At a meeting of the Board of Directors in 2006, it was decided to change the editorial policies of Heraldry in Canada, in order to make it a more serious journal comparable to The Coat of Arms in England and The Double Tressure in Scotland. Thenceforth, it was decided, the journal would only publish articles that dealt with important questions, and were set forth in a scholarly manner, with footnotes indicating sources and the like; other matters would be published exclusively in The Gonfanon.

It was also decided that in its new manifestation, Heraldry in Canada would incorporate the separate, peer-reviewed journal of advanced heraldic scholarship that I had proposed several years earlier in my capacity as Vice-Dean of the Faculty of Fellows and Chairman of its Committee on Academic Affairs. The immediate purposes of that proposed journal had been threefold: (1) first, to concentrate between a single set of covers all of the articles submitted to the Society that were of a very high academic standard; (2) second, to encourage the submission of more articles of that sort by the relatively small number of members of our Society in Canada and in the United States who are capable of working on that level; and (3) third, to encourage more Canadians (and North Americans more generally) to strive to attain the level of knowledge and skill necessary for writing such articles.

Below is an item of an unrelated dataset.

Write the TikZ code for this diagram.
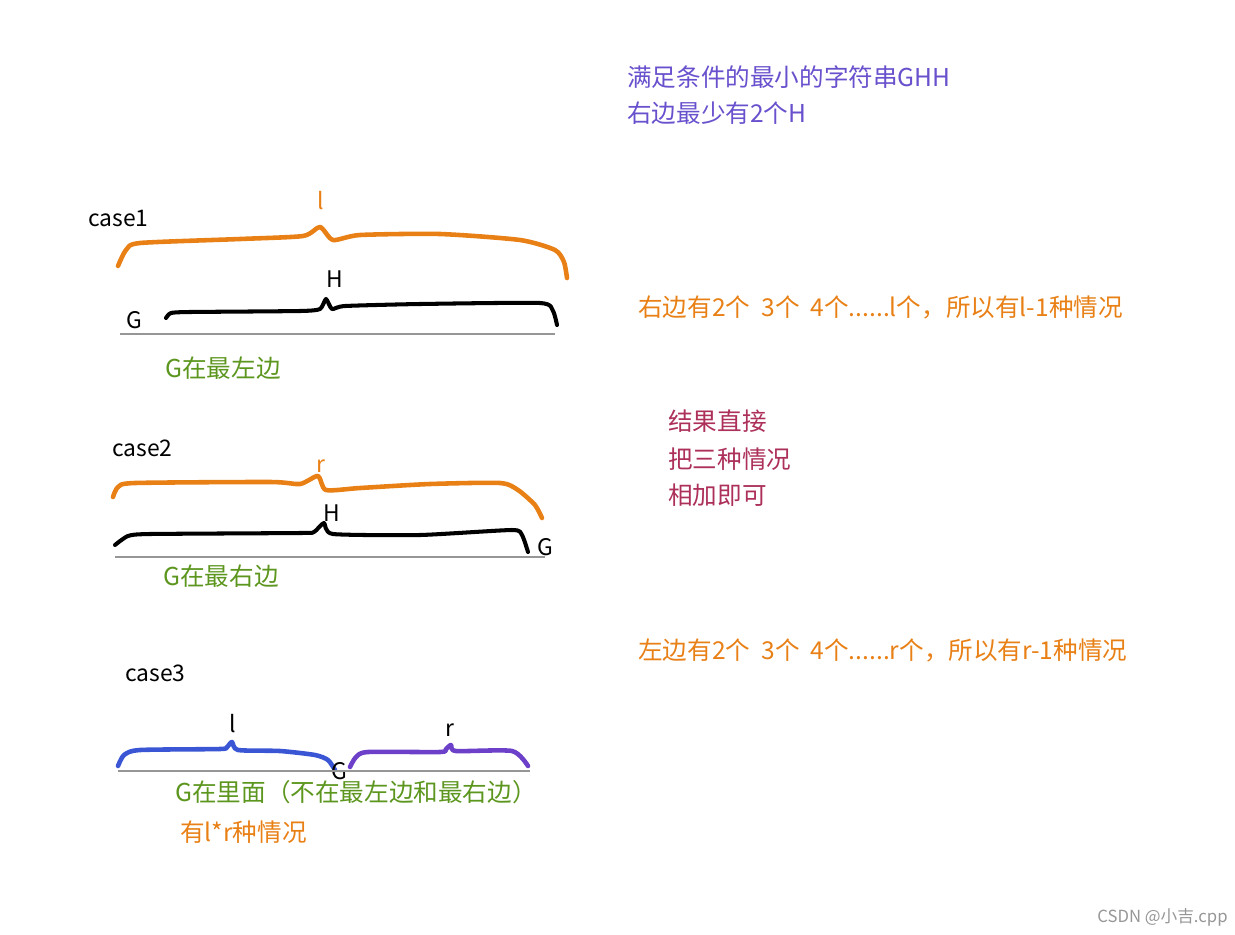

The ultimate purpose of that proposed journal, however, had been to fulfil one of the goals of the founders of our Society: to establish heraldry as a serious field of scholarship in Canada, worthy of a place at the annual meeting of scholarly societies in all fields commonly called 'The Learneds'. As a professional academic myself, I knew very well that the academic profession did not take seriously journals in which articles submitted were not reviewed for publication by fully-qualified scholars working in the field, and that in consequence publication in such a journal did not help young academics obtain good jobs or secure contract-renewal, tenure, or promotion; it also did little for the reputation and advancement in rank of more established scholars. Thus, only a peer-reviewed journal with a suitably impressive list of reviewers would serve the purposes of the founders in this area, and it was decided to launch such a journal with the (linguistically neutral) Latin name Alta Studia Heraldica ('High Heraldic Studies', hereafter ASH), with its own editorial board composed exclusively of professional scholars, most of them holding doctoral degrees.

Unfortunately (but not surprisingly), it proved impossible to fund such a journal as a separate entity in a physical form for the whole membership of the society. For this reason, the RHSC Board first decided to include the proposed peer-reviewed journal with the covers of the new-model Heraldry in Canada, placing it in a separate section at the end. The first issue of the journal duly appeared in this form in January 2008, and that issue (setting aside certain problems of printing that arose from an incompatibility of the printers' software with that submitted to him), was judged a qualified success. It also demonstrated the shortcomings of the arrangement adopted, not only in the matter of quality control (which was divided) but in the matters of space and frequency of publication. It was therefore decided at the meeting of the Board held in April 2008 to separate the two journals, allowing approximately 100 pages an issue for each, and also to publish both of them twice rather than once a year, as had been the recent practice. It was also decided, for financial reasons, to publish ASH online, at a place in the Society's website accessible only to members of the Society, and to provide printed copies on demand, at a cost per volume that would reflect the cost of printing and mailing.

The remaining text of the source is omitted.